Of course, I do realize the volcanic activity – or lack thereof – is not so much a problem with the earth’s crust. Likely more of a problem with pie crust.

On the other hand, there’s a paraphrase of 1 Pet. 1:13 that really gets me. It tells me to “exercise self-control.” Seriously, no one wants a flabby, molten center. We need self-control – a strong core spiritually. If we want to know what it is to be victorious and fruitful, we simply must continually exercise that self-control. The verse in 1 Peter in whole says, “Therefore gird up the loins of your mind, be sober, and rest your hope fully upon the grace that is to be brought to you at the revelation of Jesus Christ” (1 Pet. 1:13).

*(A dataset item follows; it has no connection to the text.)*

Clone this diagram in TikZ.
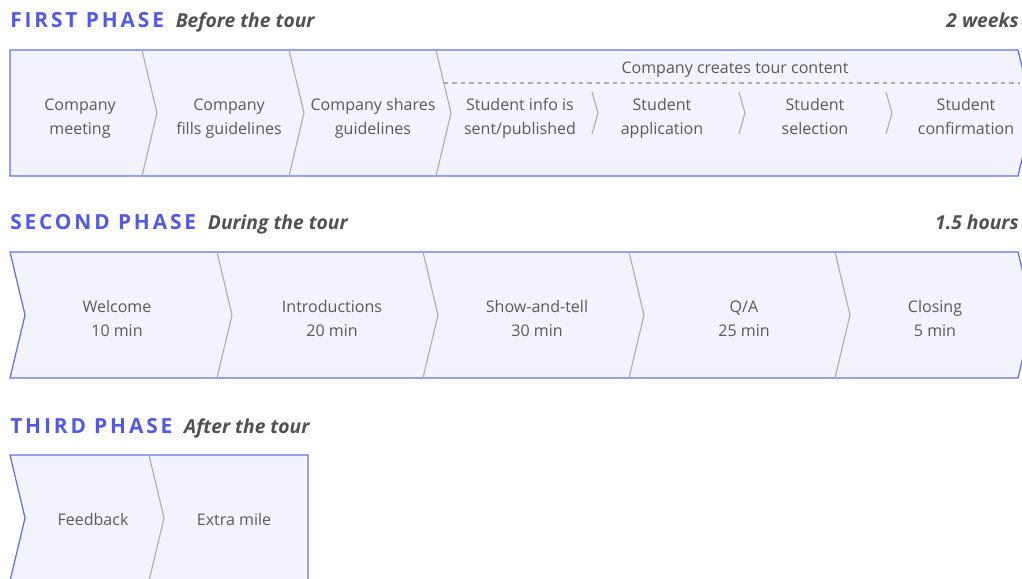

To gird up the loins was to gather up the cumbersome robes so that a person could stay active, unhindered. In another version we’re told to have “minds ready for action” (1 Pet. 1:13). We’re not called to be spiritual couch spuds. Action begins in the core of our minds – that place where a thought sparks an act. Good thinking doesn’t simply erupt from our minds. We’re called to work at what goes on in our head-space, to exercise self-control in every thought and not give place to the cumbersome wickedness of sin.

A ready mind stays aware of what’s going on thought-wise. Not rationalizing or excusing. Reining it in. We are, essentially, to roll up the sleeves of our thoughts and put them to use for the Kingdom. Paul charges us to “take every thought captive to obey Christ” (2 Cor. 10:5).

It’s good to remember that we’re not without a weapon in the battle to capture those thoughts and ready our minds for action. We “gird up” by filling our minds with the truth of God. “Stand therefore, having girded your waist with truth” (Eph. 6:14).

Girding up with the truth of God’s Word puts our minds in a place of victorious living and successful service. Thoughts aren’t meant to freely roam about willy-nilly in any fleshly direction they want. As we exercise self-control and gather our thinking in truth, we find ourselves loving, serving and sharing Christ with other people like never before – even giving like never before.

I might ordinarily call that being magnanimous. But in this particular spot I think I’ll call it being magma-nanimous. Because what’s hotter than a lava joke?